В эту ночь он вспыхивал несколько раз по поводу этих узеньких ленточек, которые сворачивал в руках Родзянко, читая. Ужасные ленточки! Эти ленточки были нитью, связывавшей нас с армией, с той армией, о которой мы столько заботились, для которой мы пошли на все… Весь смысл похода на правительство с 1915 года был один: чтобы армия сохранилась, чтобы армия дралась… И вот теперь по этим ленточкам надо было решить, как поступить… Что для нее сделать?..
Кажется, в четвертом часу ночи вторично приехал Гучков. Он был сильно расстроен. Только что рядом с ним в автомобиле убили князя Вяземского.

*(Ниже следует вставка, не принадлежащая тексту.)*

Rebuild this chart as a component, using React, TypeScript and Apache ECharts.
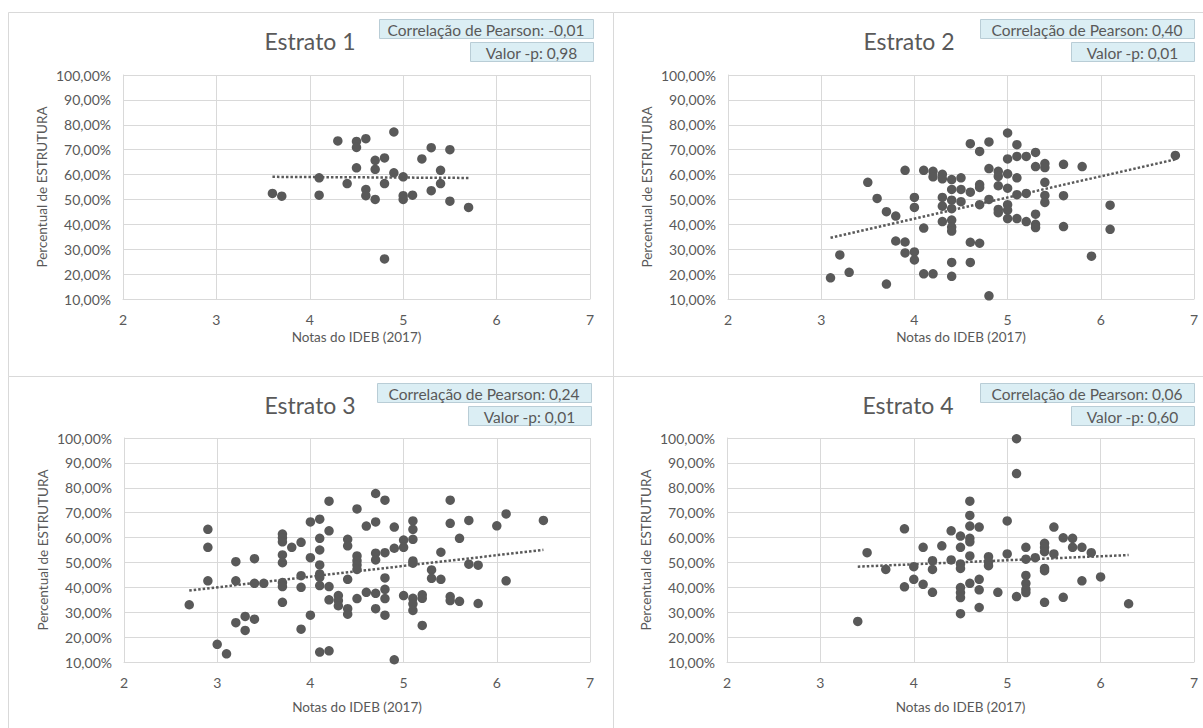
import React, { useEffect, useRef } from 'react';
import * as echarts from 'echarts';

// ---------- DATA ----------
const stratumTitles = ['Estrato 1', 'Estrato 2', 'Estrato 3', 'Estrato 4'];
const pearsonLabels = ['-0,01', '0,40', '0,24', '0,06'];
const pValueLabels = ['0,98', '0,01', '0,01', '0,60'];
const xAxisName = 'Notas do IDEB (2017)';
const yAxisName = 'Percentual de ESTRUTURA';

// [nota IDEB, percentual de ESTRUTURA (%)]
const estrato1: [number, number][] = [
  [3.6, 52.4], [3.7, 51.3], [4.1, 58.7], [4.1, 51.7], [4.3, 73.5], [4.5, 73.3], [4.5, 70.9],
  [4.6, 74.4], [4.5, 62.7], [4.4, 56.4], [4.6, 54.0], [4.6, 51.5], [4.7, 65.7], [4.7, 62.1],
  [4.7, 50.0], [4.8, 66.7], [4.8, 56.4], [4.8, 26.1], [4.9, 77.1], [4.9, 60.7], [5.0, 59.1],
  [5.0, 51.5], [5.0, 50.0], [5.1, 51.7], [5.2, 66.3], [5.3, 70.8], [5.3, 53.5], [5.4, 61.7],
  [5.4, 56.4], [5.5, 70.0], [5.5, 49.3], [5.7, 46.8],
];

const estrato2: [number, number][] = [
  [3.1, 18.5], [3.3, 20.7], [3.2, 27.7], [3.7, 16.0], [3.5, 56.9], [3.6, 50.4], [3.7, 45.1],
  [3.8, 43.3], [3.8, 33.3], [3.9, 32.9], [3.9, 61.7], [3.9, 28.5], [4.0, 50.8], [4.0, 46.8],
  [4.0, 28.9], [4.0, 25.7], [4.1, 61.7], [4.1, 38.5], [4.1, 20.1], [4.2, 61.3], [4.2, 59.1],
  [4.2, 20.1], [4.3, 60.1], [4.3, 58.3], [4.3, 50.8], [4.3, 47.3], [4.3, 41.1], [4.4, 58.0],
  [4.4, 54.0], [4.4, 49.7], [4.4, 46.3], [4.4, 41.7], [4.4, 38.9], [4.4, 37.3], [4.4, 24.7],
  [4.4, 19.1], [4.5, 58.7], [4.5, 54.0], [4.5, 49.1], [4.6, 72.4], [4.6, 52.9], [4.6, 32.8],
  [4.6, 24.7], [4.7, 69.3], [4.7, 56.0], [4.7, 54.8], [4.7, 47.9], [4.7, 32.4], [4.8, 73.1],
  [4.8, 62.4], [4.8, 50.0], [4.8, 11.3], [4.9, 61.3], [4.9, 59.3], [4.9, 55.5], [4.9, 46.0],
  [4.9, 44.7], [5.0, 76.7], [5.0, 66.3], [5.0, 60.3], [5.0, 54.5], [5.0, 47.9], [5.0, 45.7],
  [5.0, 42.3], [5.1, 72.0], [5.1, 67.3], [5.1, 58.7], [5.1, 51.9], [5.1, 42.3], [5.2, 67.3],
  [5.2, 52.4], [5.2, 41.1], [5.3, 68.9], [5.3, 63.2], [5.3, 44.1], [5.3, 40.0], [5.3, 38.7],
  [5.4, 64.4], [5.4, 62.8], [5.4, 56.9], [5.4, 51.6], [5.4, 48.8], [5.6, 64.1], [5.6, 51.5],
  [5.6, 39.1], [5.8, 63.2], [5.9, 27.2], [6.1, 47.7], [6.1, 38.0], [6.8, 67.7],
];

const estrato3: [number, number][] = [
  [2.7, 33.0], [2.9, 63.3], [2.9, 56.1], [2.9, 42.6], [3.0, 17.1], [3.1, 13.3], [3.2, 50.3],
  [3.2, 42.6], [3.2, 25.8], [3.3, 28.3], [3.3, 22.7], [3.4, 51.5], [3.4, 41.6], [3.4, 27.2],
  [3.5, 41.6], [3.7, 61.4], [3.7, 59.9], [3.7, 58.3], [3.7, 53.0], [3.7, 49.9], [3.7, 41.9],
  [3.7, 40.3], [3.7, 34.0], [3.8, 56.1], [3.9, 58.1], [3.9, 44.7], [3.9, 40.0], [3.9, 23.2],
  [4.0, 66.3], [4.0, 51.9], [4.0, 28.8], [4.1, 67.4], [4.1, 59.7], [4.1, 55.0], [4.1, 49.0],
  [4.1, 45.4], [4.1, 44.0], [4.1, 40.7], [4.1, 14.0], [4.2, 74.6], [4.2, 62.7], [4.2, 40.3],
  [4.2, 35.0], [4.2, 14.5], [4.3, 36.7], [4.3, 34.7], [4.3, 32.6], [4.4, 59.3], [4.4, 56.7],
  [4.4, 43.2], [4.4, 31.4], [4.4, 29.2], [4.5, 71.5], [4.5, 52.6], [4.5, 50.7], [4.5, 49.0],
  [4.5, 47.2], [4.5, 35.5], [4.6, 64.6], [4.6, 38.0], [4.7, 77.7], [4.7, 66.3], [4.7, 53.7],
  [4.7, 51.0], [4.7, 37.6], [4.7, 31.4], [4.8, 75.0], [4.8, 53.9], [4.8, 43.8], [4.8, 39.2],
  [4.8, 35.5], [4.8, 28.8], [4.9, 64.2], [4.9, 55.7], [4.9, 10.9], [5.0, 59.0], [5.0, 56.1],
  [5.0, 36.7], [5.1, 66.7], [5.1, 63.3], [5.1, 59.3], [5.1, 50.6], [5.1, 49.7], [5.1, 35.6],
  [5.1, 33.4], [5.1, 30.7], [5.2, 37.0], [5.2, 35.6], [5.2, 24.7], [5.3, 47.0], [5.3, 43.6],
  [5.4, 54.1], [5.4, 43.2], [5.5, 75.0], [5.5, 65.7], [5.5, 36.3], [5.5, 34.7], [5.6, 59.7],
  [5.6, 34.4], [5.7, 66.9], [5.7, 49.3], [5.8, 48.9], [5.8, 33.5], [6.0, 64.7], [6.1, 69.5],
  [6.1, 42.6], [6.5, 66.9],
];

const estrato4: [number, number][] = [
  [3.4, 26.3], [3.5, 53.9], [3.7, 47.2], [3.9, 63.5], [3.9, 40.2], [4.0, 48.3], [4.0, 43.2],
  [4.1, 56.1], [4.1, 41.2], [4.2, 50.7], [4.2, 47.2], [4.2, 38.0], [4.3, 56.7], [4.4, 62.7],
  [4.4, 51.0], [4.5, 60.6], [4.5, 56.1], [4.5, 49.4], [4.5, 47.6], [4.5, 39.9], [4.5, 37.9],
  [4.5, 35.9], [4.5, 29.4], [4.6, 74.6], [4.6, 68.9], [4.6, 64.6], [4.6, 59.7], [4.6, 58.3],
  [4.6, 52.6], [4.6, 41.6], [4.7, 64.2], [4.7, 43.2], [4.7, 39.0], [4.7, 31.9], [4.8, 52.3],
  [4.8, 50.3], [4.8, 48.7], [4.9, 38.0], [5.0, 66.7], [5.0, 53.4], [5.1, 99.7], [5.1, 85.7],
  [5.1, 36.3], [5.2, 56.1], [5.2, 51.3], [5.2, 44.8], [5.2, 41.6], [5.2, 39.2], [5.2, 37.9],
  [5.3, 51.9], [5.4, 57.7], [5.4, 56.1], [5.4, 54.3], [5.4, 47.6], [5.4, 46.7], [5.4, 34.0],
  [5.5, 64.2], [5.5, 53.4], [5.6, 59.9], [5.6, 36.0], [5.7, 59.7], [5.7, 56.1], [5.8, 56.1],
  [5.8, 42.6], [5.9, 53.9], [6.0, 44.2], [6.3, 33.4],
];

const strata = [estrato1, estrato2, estrato3, estrato4];

// ---------- STYLE / LAYOUT ----------
const FONT = 'Lato, "Noto Sans", sans-serif';
const TEXT = '#595959';
const GRID_COLOR = '#d9d9d9';
const DOT = '#595959';

const panels = [
  { x: 8, y: 12, w: 605, h: 364 },
  { x: 613, y: 12, w: 610, h: 364 },
  { x: 8, y: 376, w: 605, h: 370 },
  { x: 613, y: 376, w: 610, h: 370 },
];
const grids = [
  { left: 123, top: 75, width: 467, height: 224 },
  { left: 728, top: 75, width: 466, height: 224 },
  { left: 124, top: 438, width: 466, height: 224 },
  { left: 727, top: 438, width: 467, height: 224 },
];
const xNameGaps = [31, 31, 38, 38];
const titleCenters = [
  { x: 310, y: 41 },
  { x: 909, y: 41 },
  { x: 310, y: 405 },
  { x: 908, y: 405 },
];
const calloutRight = [593, 1194, 591, 1194];
const calloutTop = [19, 19, 383, 383];

function trend(points: [number, number][]): [number, number][] {
  const n = points.length;
  let sx = 0, sy = 0, sxx = 0, sxy = 0;
  let minX = Infinity, maxX = -Infinity;
  for (const [x, y] of points) {
    sx += x; sy += y; sxx += x * x; sxy += x * y;
    if (x < minX) minX = x;
    if (x > maxX) maxX = x;
  }
  const slope = (n * sxy - sx * sy) / (n * sxx - sx * sx);
  const icpt = (sy - slope * sx) / n;
  return [[minX, icpt + slope * minX], [maxX, icpt + slope * maxX]];
}

const pctFmt = (v: number) => v.toFixed(2).replace('.', ',') + '%';

export default function App() {
  const ref = useRef<HTMLDivElement>(null);
  useEffect(() => {
    if (!ref.current) return;
    const chart = echarts.init(ref.current, undefined, { renderer: 'svg' });

    const graphic: any[] = [];
    panels.forEach((p) => {
      graphic.push({
        type: 'rect',
        shape: { x: p.x + 0.5, y: p.y + 0.5, width: p.w, height: p.h },
        style: { fill: '#ffffff', stroke: GRID_COLOR, lineWidth: 1 },
        z: -10,
        silent: true,
      });
    });
    titleCenters.forEach((c, i) => {
      graphic.push({
        type: 'text',
        style: {
          text: stratumTitles[i],
          x: c.x,
          y: c.y,
          align: 'center',
          verticalAlign: 'middle',
          fill: TEXT,
          fontFamily: FONT,
          fontSize: 23,
        },
        silent: true,
      });
    });
    calloutRight.forEach((r, i) => {
      const t = calloutTop[i];
      const w1 = 214;
      const w2 = 123;
      const h = 19;
      graphic.push({
        type: 'rect',
        shape: { x: r - w1 + 0.5, y: t + 0.5, width: w1, height: h },
        style: { fill: '#dbeef4', stroke: '#b9cdd6', lineWidth: 1 },
        silent: true,
      });
      graphic.push({
        type: 'text',
        style: {
          text: 'Correlação de Pearson: ' + pearsonLabels[i],
          x: r - w1 / 2,
          y: t + h / 2 + 1,
          align: 'center',
          verticalAlign: 'middle',
          fill: TEXT,
          fontFamily: FONT,
          fontSize: 15.5,
        },
        silent: true,
      });
      const t2 = t + 23;
      graphic.push({
        type: 'rect',
        shape: { x: r - w2 + 0.5, y: t2 + 0.5, width: w2, height: h },
        style: { fill: '#dbeef4', stroke: '#b9cdd6', lineWidth: 1 },
        silent: true,
      });
      graphic.push({
        type: 'text',
        style: {
          text: 'Valor -p: ' + pValueLabels[i],
          x: r - w2 / 2,
          y: t2 + h / 2 + 1,
          align: 'center',
          verticalAlign: 'middle',
          fill: TEXT,
          fontFamily: FONT,
          fontSize: 15.5,
        },
        silent: true,
      });
    });

    const series: any[] = [];
    strata.forEach((pts, i) => {
      series.push({
        type: 'scatter',
        xAxisIndex: i,
        yAxisIndex: i,
        data: pts,
        symbol: 'circle',
        symbolSize: 9.5,
        itemStyle: { color: DOT, opacity: 1 },
        z: 3,
      });
      series.push({
        type: 'line',
        xAxisIndex: i,
        yAxisIndex: i,
        data: trend(pts),
        showSymbol: false,
        symbol: 'none',
        lineStyle: { color: DOT, width: 2.5, type: [2.5, 2], cap: 'butt' },
        z: 2,
      });
    });

    chart.setOption({
      animation: false,
      backgroundColor: '#ffffff',
      textStyle: { fontFamily: FONT },
      graphic,
      grid: grids.map((g) => ({ ...g, containLabel: false, outerBoundsMode: 'none' })),
      xAxis: grids.map((_, i) => ({
        type: 'value',
        gridIndex: i,
        min: 2,
        max: 7,
        interval: 1,
        name: xAxisName,
        nameLocation: 'middle',
        nameGap: xNameGaps[i],
        nameMoveOverlap: false,
        nameTextStyle: { color: TEXT, fontSize: 13.5, fontFamily: FONT },
        axisLine: { show: true, lineStyle: { color: GRID_COLOR, width: 1 } },
        axisTick: { show: false },
        axisLabel: { color: TEXT, fontSize: 14, fontFamily: FONT, margin: 13 },
        splitLine: { show: true, lineStyle: { color: GRID_COLOR, width: 1 } },
      })),
      yAxis: grids.map((_, i) => ({
        type: 'value',
        gridIndex: i,
        min: 10,
        max: 100,
        interval: 10,
        name: yAxisName,
        nameLocation: 'middle',
        nameGap: 74,
        nameMoveOverlap: false,
        nameTextStyle: { color: TEXT, fontSize: 13.5, fontFamily: FONT },
        axisLine: { show: true, lineStyle: { color: GRID_COLOR, width: 1 } },
        axisTick: { show: false },
        axisLabel: { color: TEXT, fontSize: 14, fontFamily: FONT, margin: 12, formatter: pctFmt },
        splitLine: { show: true, lineStyle: { color: GRID_COLOR, width: 1 } },
      })),
      series,
    });
    return () => chart.dispose();
  }, []);

  return (
    <div
      ref={ref}
      style={{ position: 'fixed', left: 0, top: 0, width: 1203, height: 728, background: '#fff' }}
    />
  );
}
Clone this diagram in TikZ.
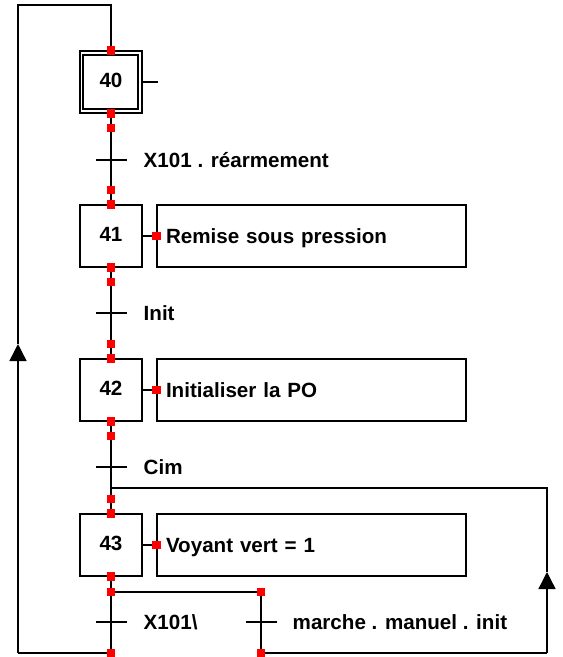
\documentclass[tikz,border=0pt]{standalone}
\usepackage{fontspec}
\setmainfont{Liberation Sans}
\usetikzlibrary{arrows.meta}
\begin{document}
\begin{tikzpicture}[x=1pt,y=-1pt,line width=1.4pt,
  every node/.style={font=\fontsize{20.6}{24}\selectfont\bfseries},
  stepbox/.style={draw,minimum width=62pt,minimum height=62pt,inner sep=0pt,
    text height=14.7pt,text depth=4.7pt},
  innerbox/.style={draw,minimum width=55pt,minimum height=54pt,inner sep=0pt},
  actbox/.style={draw,minimum width=309pt,minimum height=62pt,inner xsep=9pt,
    inner ysep=0pt,text width=291pt,align=left,text height=14.7pt,text depth=0pt},
  pin/.style={fill=red,draw=none,minimum size=8.5pt,inner sep=0pt},
  lbl/.style={anchor=west,inner sep=0pt,text height=14.7pt,text depth=0pt},
  uparrow/.style={-{Triangle[length=17pt,width=17pt]}}
]
\useasboundingbox (0,0) rectangle (563,657);

% steps
\node[stepbox] (s40) at (111,82) {40};
\node[innerbox] (s40i) at (110.5,82) {};
\node[stepbox] (s41) at (111,236) {41};
\node[stepbox] (s42) at (111,390) {42};
\node[stepbox] (s43) at (111,545) {43};

% actions
\node[actbox] (a41) at (311.5,236) {Remise sous pression};
\node[actbox] (a42) at (311.5,390) {Initialiser la PO};
\node[actbox] (a43) at (311.5,545) {Voyant vert = 1};

% routing points
\coordinate (tick40) at (158,82);
\coordinate (tr) at (111,5);
\coordinate (tl) at (18,5);
\coordinate (al) at (18,344);
\coordinate (bl) at (18,653);
\coordinate (jn) at (111,488);
\coordinate (rt) at (547,488);
\coordinate (ar) at (547,572);
\coordinate (br) at (547,653);
\coordinate (dl) at (111,592);
\coordinate (dr) at (261,592);
\coordinate (el) at (111,653);
\coordinate (er) at (261,653);

% transition bars
\coordinate (t1a) at (96,160);  \coordinate (t1b) at (127,160);
\coordinate (t2a) at (96,313);  \coordinate (t2b) at (127,313);
\coordinate (t3a) at (96,467);  \coordinate (t3b) at (127,467);
\coordinate (t4a) at (96,622);  \coordinate (t4b) at (127,622);
\coordinate (t5a) at (246,622); \coordinate (t5b) at (277,622);

% links
\draw (s40.south) -- (s41.north);
\draw (s41.south) -- (s42.north);
\draw (s42.south) -- (s43.north);
\draw (s43.south) -- (el);
\draw (dl) -- (dr) -- (er);
\draw (s40.east) -- (tick40);
\draw (s41.east) -- (a41.west);
\draw (s42.east) -- (a42.west);
\draw (s43.east) -- (a43.west);
\draw (t1a) -- (t1b);
\draw (t2a) -- (t2b);
\draw (t3a) -- (t3b);
\draw (t4a) -- (t4b);
\draw (t5a) -- (t5b);

% loop back to step 40
\draw (el) -- (bl);
\draw[uparrow] (bl) -- (al);
\draw (al) -- (tl) -- (tr) -- (s40.north);

% loop back to step 43
\draw (er) -- (br);
\draw[uparrow] (br) -- (ar);
\draw (ar) -- (rt) -- (jn);

% connection pins, drawn over the lines
\node[pin] (q40n) at (s40.north) {};
\node[pin] (q40s) at (s40.south) {};
\node[pin] (p1) at (111,128) {};
\node[pin] (p2) at (111,190) {};
\node[pin] (q41n) at (s41.north) {};
\node[pin] (q41e) at (a41.west) {};
\node[pin] (q41s) at (s41.south) {};
\node[pin] (p3) at (111,282) {};
\node[pin] (p4) at (111,344) {};
\node[pin] (q42n) at (s42.north) {};
\node[pin] (q42e) at (a42.west) {};
\node[pin] (q42s) at (s42.south) {};
\node[pin] (p5) at (111,436) {};
\node[pin] (p6) at (111,499) {};
\node[pin] (q43n) at (s43.north) {};
\node[pin] (q43e) at (a43.west) {};
\node[pin] (q43s) at (s43.south) {};
\node[pin] (p7) at (dl) {};
\node[pin] (p8) at (dr) {};
\node[pin] (p9) at (el) {};
\node[pin] (p10) at (er) {};

% transition labels
\node[lbl] (c1) at (143,160) {X101 . réarmement};
\node[lbl] (c2) at (143,313) {Init};
\node[lbl] (c3) at (143,467) {Cim};
\node[lbl] (c4) at (143,622) {X101\textbackslash};
\node[lbl] (c5) at (292,622) {marche . manuel . init};
\end{tikzpicture}
\end{document}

Из каких-то казарм обстреляли «офицера».
И тут, собственно, это и решилось. Нас было в это время неполный состав. Были Родзянко, Милюков, я – остальных не помню… Но помню, что ни Керенского, ни Чхеидзе [138] не было. Мы были в своем кругу. И потому Гучков говорил совершенно свободно. Он сказал приблизительно следующее:
– Надо принять какое-нибудь решение. Положение ухудшается с каждой минутой. Вяземского убили только потому, что он офицер… То же самое происходит, конечно, и в других местах… А если не происходит этой ночью, то произойдет завтра… Идучи сюда, я видел много офицеров в разных комнатах Государственной Думы: они просто спрятались сюда… Они боятся за свою жизнь… Они умоляют спасти их… Надо на что-нибудь решиться… На что-то большое, что могло бы произвести впечатление… что дало бы исход… что могло бы вывести из ужасного положения с наименьшими потерями… В этом хаосе, во всем, что делается, надо прежде всего думать о том, чтобы спасти монархию… Без монархии Россия не может жить… Но, видимо, нынешнему государю царствовать больше нельзя… Высочайшее повеление от его лица – уже не повеление: его не исполнят… Если это так, то можем ли мы спокойно и безучастно дожидаться той минуты, когда весь этот революционный сброд начнет сам искать выхода… И сам расправится с монархией… Меж тем это неизбежно будет, если мы выпустим инициативу из наших рук.